*Supplied records*:
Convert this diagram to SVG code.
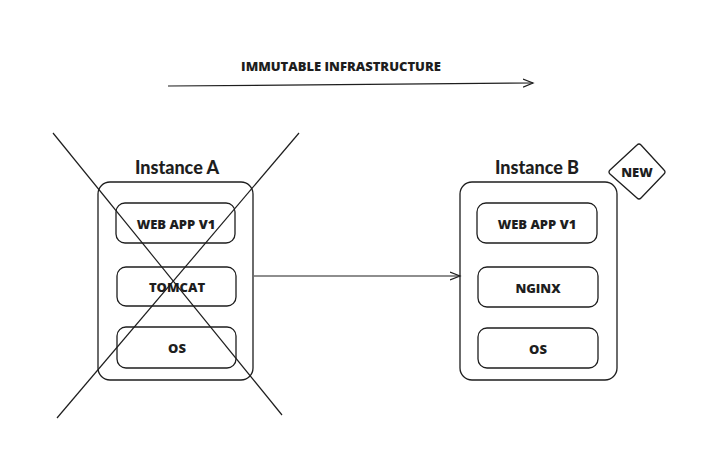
<svg xmlns="http://www.w3.org/2000/svg" width="716" height="467" viewBox="0 0 716 467">
<style>
.box{fill:none;stroke:#1e1e1e;stroke-width:1.3}
.ln{fill:none;stroke:#1e1e1e;stroke-width:1.2}
.t{font-family:"Open Sans",Lato,sans-serif;font-weight:800;fill:#1e1e1e;text-anchor:middle}
.lbl{font-size:13px}
.ttl{font-size:18px;font-family:Lato,"Open Sans",sans-serif;font-weight:900}
</style>
<defs>
<marker id="ah" markerWidth="12" markerHeight="10" refX="10" refY="5" orient="auto" markerUnits="userSpaceOnUse">
<path d="M0,1 L10,5 L0,9" fill="none" stroke="#1e1e1e" stroke-width="1.2"/>
</marker>
</defs>
<rect width="716" height="467" fill="#ffffff"/>
<text class="t lbl" x="341" y="71">IMMUTABLE INFRASTRUCTURE</text>
<g id="connectors">
<path class="ln" d="M168,86 L533,83" marker-end="url(#ah)"/>
<path class="ln" d="M254,276 L460,276" marker-end="url(#ah)"/>
</g>
<g id="instanceA">
<text class="t ttl" x="177" y="174">Instance A</text>
<rect class="box" x="98" y="182" width="155" height="198" rx="12"/>
</g>
<g id="webappA">
<rect class="box" x="116" y="203" width="119" height="40" rx="9"/>
<text class="t lbl" x="176" y="228.5">WEB APP V1</text>
</g>
<g id="tomcat">
<rect class="box" x="117" y="267" width="119" height="39" rx="9"/>
<text class="t lbl" x="177" y="292">TOMCAT</text>
</g>
<g id="osA">
<rect class="box" x="117" y="327" width="119" height="41" rx="9"/>
<text class="t lbl" x="177" y="353">OS</text>
</g>
<g id="cross">
<path class="ln" d="M53,133 L282,415"/>
<path class="ln" d="M299,133 L57,418"/>
</g>
<g id="instanceB">
<text class="t ttl" x="537" y="174">Instance B</text>
<rect class="box" x="460" y="182" width="157" height="198" rx="12"/>
</g>
<g id="webappB">
<rect class="box" x="477" y="203" width="120" height="40" rx="9"/>
<text class="t lbl" x="537" y="228.5">WEB APP V1</text>
</g>
<g id="nginx">
<rect class="box" x="478" y="267" width="120" height="40" rx="9"/>
<text class="t lbl" x="538" y="292.5">NGINX</text>
</g>
<g id="osB">
<rect class="box" x="478" y="328" width="120" height="40" rx="9"/>
<text class="t lbl" x="538" y="353.5">OS</text>
</g>
<g id="new">
<path class="box" d="M637,145 Q639,143 641,145 L664,170 Q666,172 664,174 L641,198 Q639,200 637,198 L610,174 Q608,172 610,170 Z"/>
<text class="t lbl" x="637" y="176.5">NEW</text>
</g>
</svg>
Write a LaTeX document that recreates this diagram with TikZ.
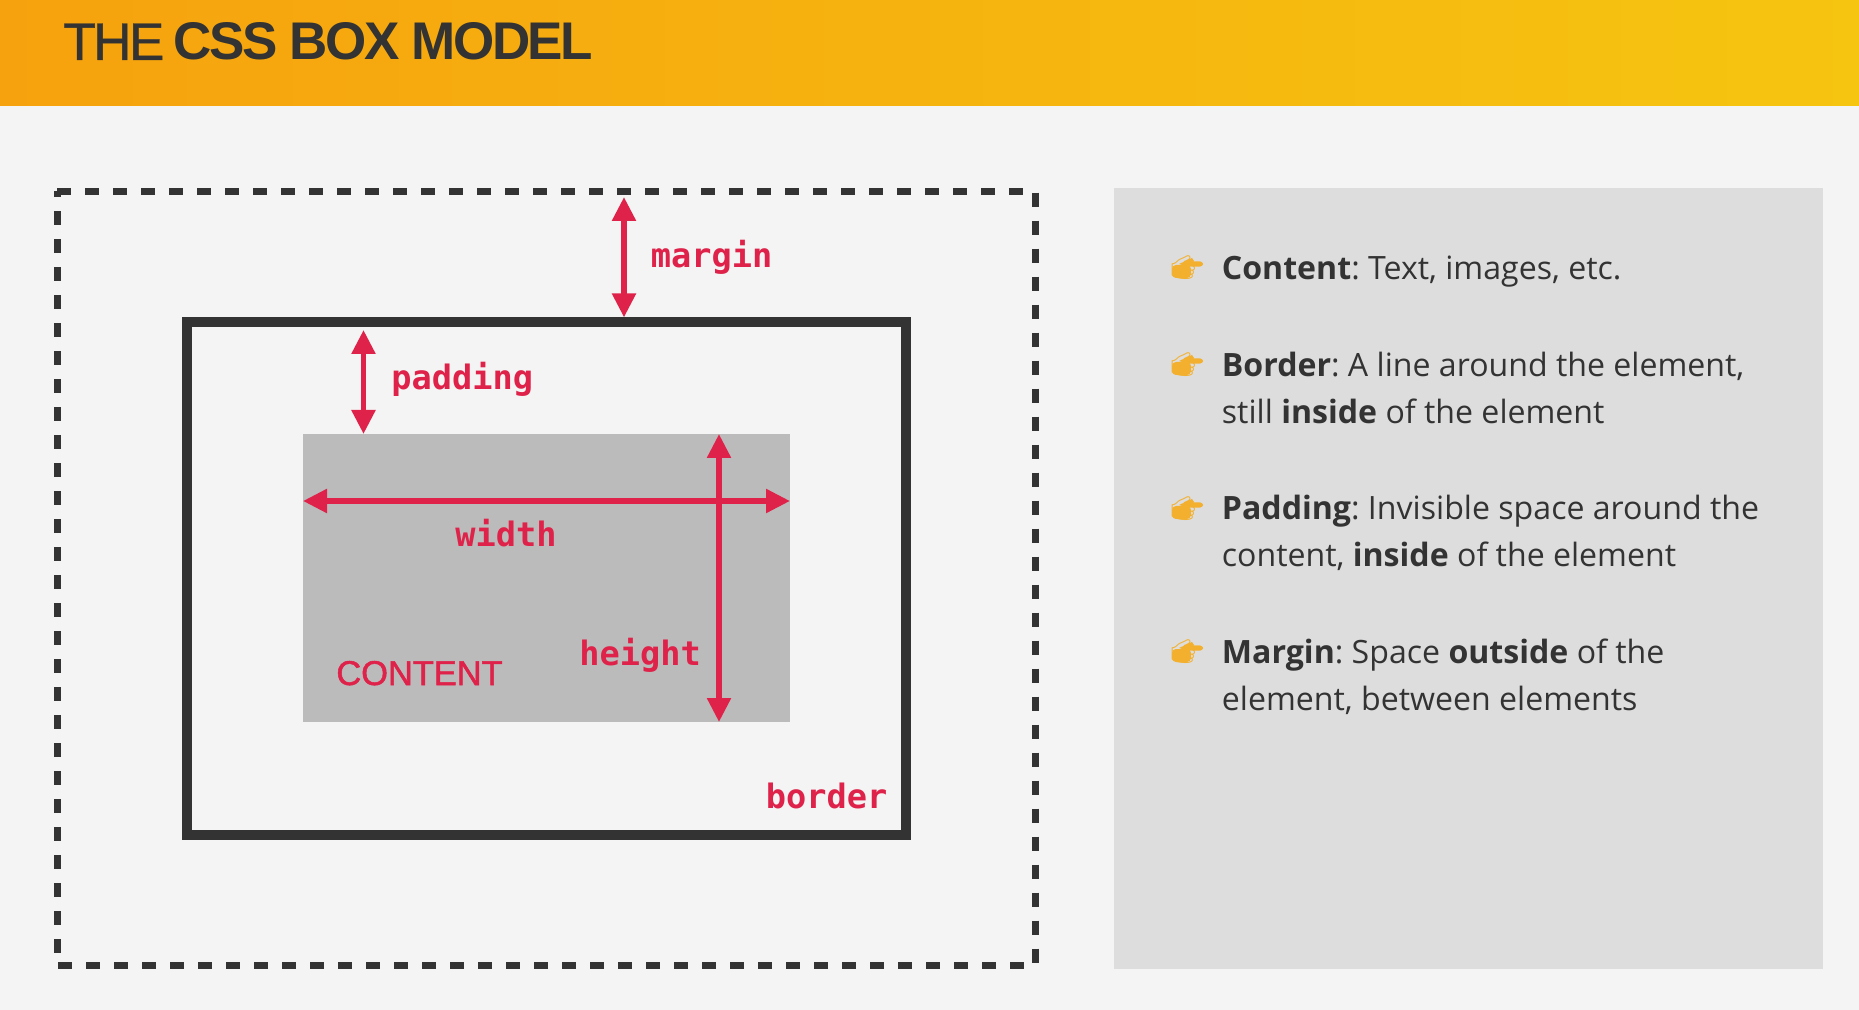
\documentclass[tikz,border=0pt]{standalone}
\usepackage{fontspec}
\usetikzlibrary{arrows.meta}
\setmainfont{Open Sans}
\newfontfamily\headfont{Liberation Sans}[LetterSpace=-4.8]
\newfontfamily\capsfont{Liberation Sans}[FakeBold=1.5]
\newfontfamily\codefont{DejaVu Sans Mono}
\newfontfamily\emojifont{Noto Emoji}
\definecolor{pagebg}{HTML}{F4F4F4}
\definecolor{panelbg}{HTML}{DDDDDD}
\definecolor{contentbg}{HTML}{BBBBBB}
\definecolor{inkdark}{HTML}{333333}
\definecolor{crimson}{HTML}{DF2249}
\definecolor{bandleft}{HTML}{F6A20E}
\definecolor{bandright}{HTML}{F6C510}
\definecolor{handcol}{HTML}{F3B02E}
\tikzset{
  boxbase/.style={rectangle,inner sep=0pt,outer sep=0pt},
  marginbox/.style={boxbase},
  marginside/.style={draw=inkdark,line width=3.65pt,dash pattern=on 7pt off 7pt},
  borderbox/.style={boxbase,draw=inkdark,line width=4.6pt,outer sep=2.3pt},
  contentbox/.style={boxbase,fill=contentbg},
  panelbox/.style={boxbase,fill=panelbg},
  measure/.style={crimson,line width=2.7pt,{Triangle[length=12pt,width=11.5pt]}-{Triangle[length=12pt,width=11.5pt]}},
  codelabel/.style={anchor=base west,inner sep=0pt,text=crimson,font=\codefont\bfseries\fontsize{16.8}{20}\selectfont},
  itemtext/.style={anchor=base west,inner sep=0pt,text=inkdark,align=left,font=\frenchspacing\fontsize{16.05}{23.5}\selectfont},
  handmark/.style={anchor=center,inner sep=0pt,text=handcol,font=\emojifont\fontsize{13}{13}\selectfont},
}
\begin{document}
\begin{tikzpicture}[x=.5pt,y=-.5pt]
  \useasboundingbox (0,0) rectangle (1859,1010);
  \fill[pagebg] (0,0) rectangle (1859,1010);
  \shade[left color=bandleft,right color=bandright] (0,0) rectangle (1859,106);
  \node[anchor=base west,inner sep=0pt,text=inkdark,font=\headfont\fontsize{26.5}{30}\selectfont] (title) at (63,60) {{\addfontfeature{FakeBold=.8}THE} \textbf{CSS BOX MODEL}};
  % the three boxes
  \node[marginbox,minimum width=489.3pt,minimum height=387.05pt] (outer) at (546.5,578.35) {};
  \foreach \sidefrom/\sideto/\sidephase in {north west/north east/0pt,north east/south east/13.3pt,south west/south east/13.6pt,south west/north west/7.65pt}
    \draw[marginside,dash phase=\sidephase] (outer.\sidefrom) -- (outer.\sideto);
  \node[borderbox,minimum width=359.5pt,minimum height=256.5pt] (edge) at (546.5,578.5) {};
  \node[contentbox,minimum width=243.5pt,minimum height=144pt] (inner) at (546.5,578) {};
  % measures
  \coordinate (marginx) at (624,197);
  \coordinate (paddingx) at (363.5,330);
  \coordinate (heightx) at (719,0);
  \coordinate (widthy) at (0,501);
  \draw[measure] (marginx) -- (marginx |- edge.north);
  \draw[measure] (paddingx) -- (paddingx |- inner.north);
  \draw[measure] (inner.west |- widthy) -- (inner.east |- widthy);
  \draw[measure] (heightx |- inner.north) -- (heightx |- inner.south);
  \node[codelabel] (marginlabel) at (650.5,267.5) {margin};
  \node[codelabel] (paddinglabel) at (391,390) {padding};
  \node[codelabel] (widthlabel) at (455,546.5) {width};
  \node[codelabel] (heightlabel) at (579,665) {height};
  \node[codelabel] (borderlabel) at (765.5,808.5) {border};
  \node[anchor=base west,inner sep=0pt,text=crimson,font=\capsfont\fontsize{17.2}{20}\selectfont] (contentlabel) at (336,685) {CONTENT};
  % right panel
  \node[panelbox,minimum width=354.25pt,minimum height=390.5pt] (panel) at (1468.25,578.5) {};
  \node[itemtext] (item1) at (1221.5,280) {\textbf{Content}: Text, images, etc.};
  \node[itemtext] (item2) at (1221.5,423.5) {\textbf{Border}: A line around the element,\\still \textbf{inside} of the element};
  \node[itemtext] (item3) at (1221.5,567) {\textbf{Padding}: Invisible space around the\\content, \textbf{inside} of the element};
  \node[itemtext] (item4) at (1221.5,710) {\textbf{Margin}: Space \textbf{outside} of the\\element, between elements};
  \foreach \handname/\handy in {hand1/267,hand2/364,hand3/508,hand4/651}{
    \fill[handcol,rounded corners=2pt] (1172,\handy-2) rectangle (1191,\handy+11);
    \fill[handcol,rounded corners=1pt] (1188,\handy-5) rectangle (1203,\handy-1);
    \fill[handcol] (1179,\handy-3) -- (1192,\handy-9) -- (1194,\handy-6) -- (1188,\handy);
    \node[handmark] (\handname) at (1187,\handy+1) {\char"1F449};
  }
\end{tikzpicture}
\end{document}
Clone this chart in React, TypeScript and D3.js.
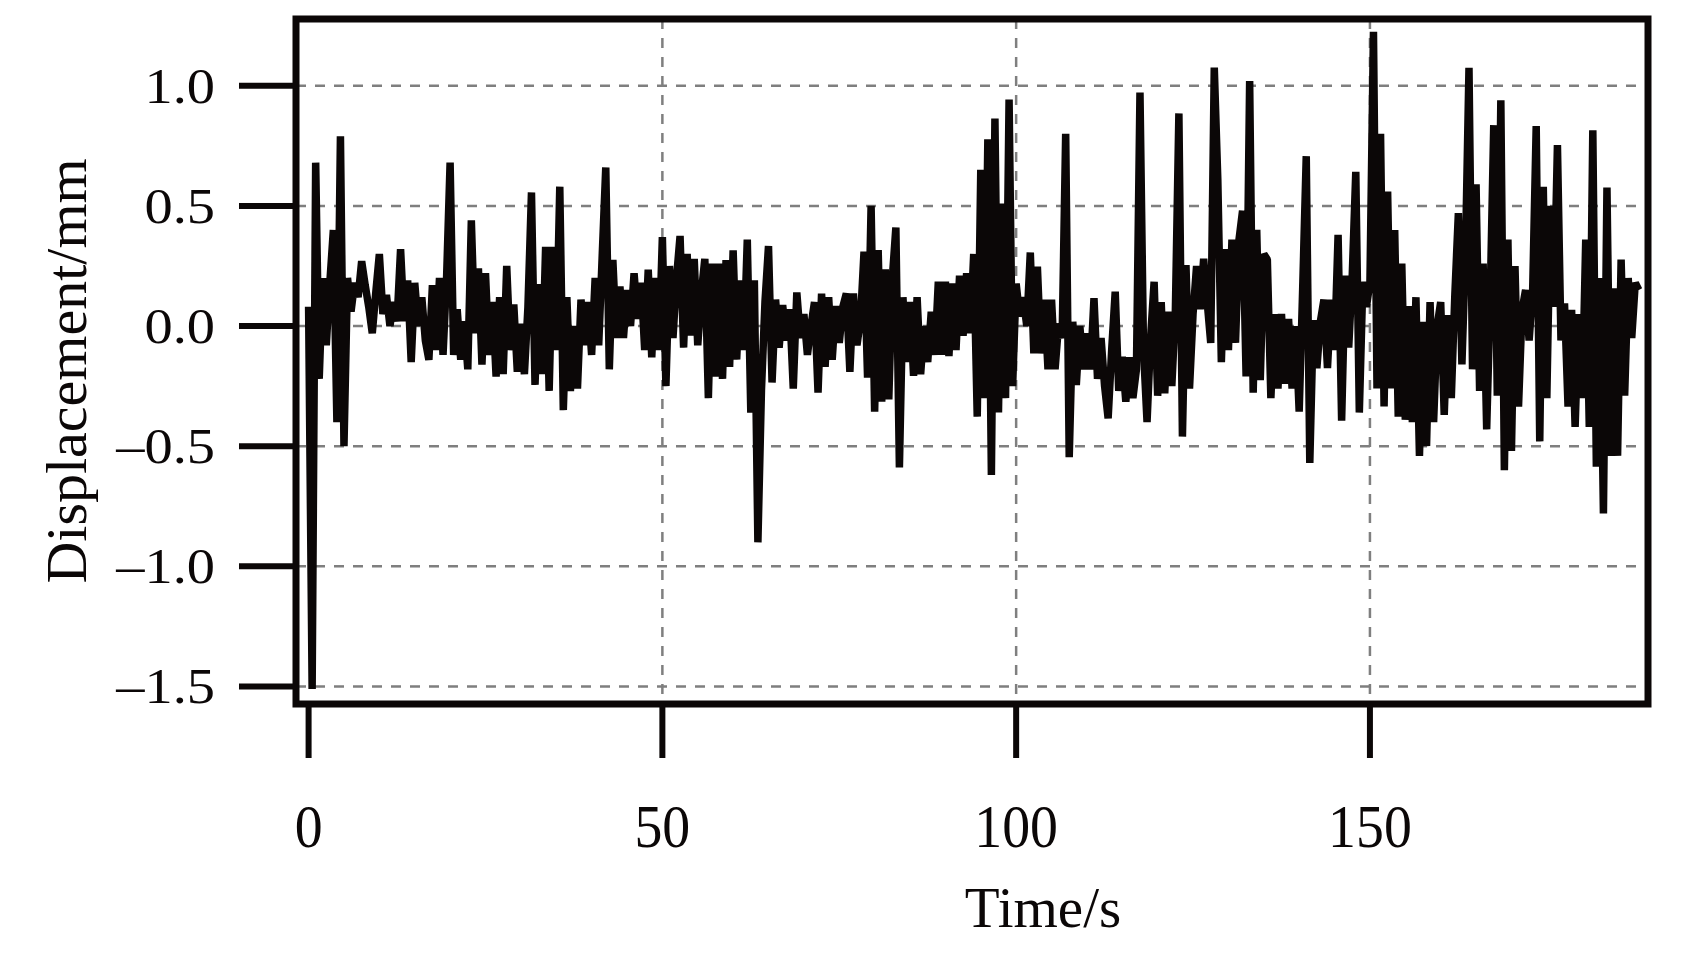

*Task objective*:
Without including any pictures, output all the entries above exactly.

*Written answer*:
Convert this diagram to SVG code.
<svg xmlns="http://www.w3.org/2000/svg" width="716" height="467" viewBox="0 0 716 467">
<style>
.box{fill:none;stroke:#1e1e1e;stroke-width:1.3}
.ln{fill:none;stroke:#1e1e1e;stroke-width:1.2}
.t{font-family:"Open Sans",Lato,sans-serif;font-weight:800;fill:#1e1e1e;text-anchor:middle}
.lbl{font-size:13px}
.ttl{font-size:18px;font-family:Lato,"Open Sans",sans-serif;font-weight:900}
</style>
<defs>
<marker id="ah" markerWidth="12" markerHeight="10" refX="10" refY="5" orient="auto" markerUnits="userSpaceOnUse">
<path d="M0,1 L10,5 L0,9" fill="none" stroke="#1e1e1e" stroke-width="1.2"/>
</marker>
</defs>
<rect width="716" height="467" fill="#ffffff"/>
<text class="t lbl" x="341" y="71">IMMUTABLE INFRASTRUCTURE</text>
<g id="connectors">
<path class="ln" d="M168,86 L533,83" marker-end="url(#ah)"/>
<path class="ln" d="M254,276 L460,276" marker-end="url(#ah)"/>
</g>
<g id="instanceA">
<text class="t ttl" x="177" y="174">Instance A</text>
<rect class="box" x="98" y="182" width="155" height="198" rx="12"/>
</g>
<g id="webappA">
<rect class="box" x="116" y="203" width="119" height="40" rx="9"/>
<text class="t lbl" x="176" y="228.5">WEB APP V1</text>
</g>
<g id="tomcat">
<rect class="box" x="117" y="267" width="119" height="39" rx="9"/>
<text class="t lbl" x="177" y="292">TOMCAT</text>
</g>
<g id="osA">
<rect class="box" x="117" y="327" width="119" height="41" rx="9"/>
<text class="t lbl" x="177" y="353">OS</text>
</g>
<g id="cross">
<path class="ln" d="M53,133 L282,415"/>
<path class="ln" d="M299,133 L57,418"/>
</g>
<g id="instanceB">
<text class="t ttl" x="537" y="174">Instance B</text>
<rect class="box" x="460" y="182" width="157" height="198" rx="12"/>
</g>
<g id="webappB">
<rect class="box" x="477" y="203" width="120" height="40" rx="9"/>
<text class="t lbl" x="537" y="228.5">WEB APP V1</text>
</g>
<g id="nginx">
<rect class="box" x="478" y="267" width="120" height="40" rx="9"/>
<text class="t lbl" x="538" y="292.5">NGINX</text>
</g>
<g id="osB">
<rect class="box" x="478" y="328" width="120" height="40" rx="9"/>
<text class="t lbl" x="538" y="353.5">OS</text>
</g>
<g id="new">
<path class="box" d="M637,145 Q639,143 641,145 L664,170 Q666,172 664,174 L641,198 Q639,200 637,198 L610,174 Q608,172 610,170 Z"/>
<text class="t lbl" x="637" y="176.5">NEW</text>
</g>
</svg>
Write a LaTeX document that recreates this diagram with TikZ.
\documentclass[tikz,border=0pt]{standalone}
\usepackage{fontspec}
\usetikzlibrary{arrows.meta}
\setmainfont{Open Sans}
\newfontfamily\headfont{Liberation Sans}[LetterSpace=-4.8]
\newfontfamily\capsfont{Liberation Sans}[FakeBold=1.5]
\newfontfamily\codefont{DejaVu Sans Mono}
\newfontfamily\emojifont{Noto Emoji}
\definecolor{pagebg}{HTML}{F4F4F4}
\definecolor{panelbg}{HTML}{DDDDDD}
\definecolor{contentbg}{HTML}{BBBBBB}
\definecolor{inkdark}{HTML}{333333}
\definecolor{crimson}{HTML}{DF2249}
\definecolor{bandleft}{HTML}{F6A20E}
\definecolor{bandright}{HTML}{F6C510}
\definecolor{handcol}{HTML}{F3B02E}
\tikzset{
  boxbase/.style={rectangle,inner sep=0pt,outer sep=0pt},
  marginbox/.style={boxbase},
  marginside/.style={draw=inkdark,line width=3.65pt,dash pattern=on 7pt off 7pt},
  borderbox/.style={boxbase,draw=inkdark,line width=4.6pt,outer sep=2.3pt},
  contentbox/.style={boxbase,fill=contentbg},
  panelbox/.style={boxbase,fill=panelbg},
  measure/.style={crimson,line width=2.7pt,{Triangle[length=12pt,width=11.5pt]}-{Triangle[length=12pt,width=11.5pt]}},
  codelabel/.style={anchor=base west,inner sep=0pt,text=crimson,font=\codefont\bfseries\fontsize{16.8}{20}\selectfont},
  itemtext/.style={anchor=base west,inner sep=0pt,text=inkdark,align=left,font=\frenchspacing\fontsize{16.05}{23.5}\selectfont},
  handmark/.style={anchor=center,inner sep=0pt,text=handcol,font=\emojifont\fontsize{13}{13}\selectfont},
}
\begin{document}
\begin{tikzpicture}[x=.5pt,y=-.5pt]
  \useasboundingbox (0,0) rectangle (1859,1010);
  \fill[pagebg] (0,0) rectangle (1859,1010);
  \shade[left color=bandleft,right color=bandright] (0,0) rectangle (1859,106);
  \node[anchor=base west,inner sep=0pt,text=inkdark,font=\headfont\fontsize{26.5}{30}\selectfont] (title) at (63,60) {{\addfontfeature{FakeBold=.8}THE} \textbf{CSS BOX MODEL}};
  % the three boxes
  \node[marginbox,minimum width=489.3pt,minimum height=387.05pt] (outer) at (546.5,578.35) {};
  \foreach \sidefrom/\sideto/\sidephase in {north west/north east/0pt,north east/south east/13.3pt,south west/south east/13.6pt,south west/north west/7.65pt}
    \draw[marginside,dash phase=\sidephase] (outer.\sidefrom) -- (outer.\sideto);
  \node[borderbox,minimum width=359.5pt,minimum height=256.5pt] (edge) at (546.5,578.5) {};
  \node[contentbox,minimum width=243.5pt,minimum height=144pt] (inner) at (546.5,578) {};
  % measures
  \coordinate (marginx) at (624,197);
  \coordinate (paddingx) at (363.5,330);
  \coordinate (heightx) at (719,0);
  \coordinate (widthy) at (0,501);
  \draw[measure] (marginx) -- (marginx |- edge.north);
  \draw[measure] (paddingx) -- (paddingx |- inner.north);
  \draw[measure] (inner.west |- widthy) -- (inner.east |- widthy);
  \draw[measure] (heightx |- inner.north) -- (heightx |- inner.south);
  \node[codelabel] (marginlabel) at (650.5,267.5) {margin};
  \node[codelabel] (paddinglabel) at (391,390) {padding};
  \node[codelabel] (widthlabel) at (455,546.5) {width};
  \node[codelabel] (heightlabel) at (579,665) {height};
  \node[codelabel] (borderlabel) at (765.5,808.5) {border};
  \node[anchor=base west,inner sep=0pt,text=crimson,font=\capsfont\fontsize{17.2}{20}\selectfont] (contentlabel) at (336,685) {CONTENT};
  % right panel
  \node[panelbox,minimum width=354.25pt,minimum height=390.5pt] (panel) at (1468.25,578.5) {};
  \node[itemtext] (item1) at (1221.5,280) {\textbf{Content}: Text, images, etc.};
  \node[itemtext] (item2) at (1221.5,423.5) {\textbf{Border}: A line around the element,\\still \textbf{inside} of the element};
  \node[itemtext] (item3) at (1221.5,567) {\textbf{Padding}: Invisible space around the\\content, \textbf{inside} of the element};
  \node[itemtext] (item4) at (1221.5,710) {\textbf{Margin}: Space \textbf{outside} of the\\element, between elements};
  \foreach \handname/\handy in {hand1/267,hand2/364,hand3/508,hand4/651}{
    \fill[handcol,rounded corners=2pt] (1172,\handy-2) rectangle (1191,\handy+11);
    \fill[handcol,rounded corners=1pt] (1188,\handy-5) rectangle (1203,\handy-1);
    \fill[handcol] (1179,\handy-3) -- (1192,\handy-9) -- (1194,\handy-6) -- (1188,\handy);
    \node[handmark] (\handname) at (1187,\handy+1) {\char"1F449};
  }
\end{tikzpicture}
\end{document}
Clone this chart in React, TypeScript and D3.js.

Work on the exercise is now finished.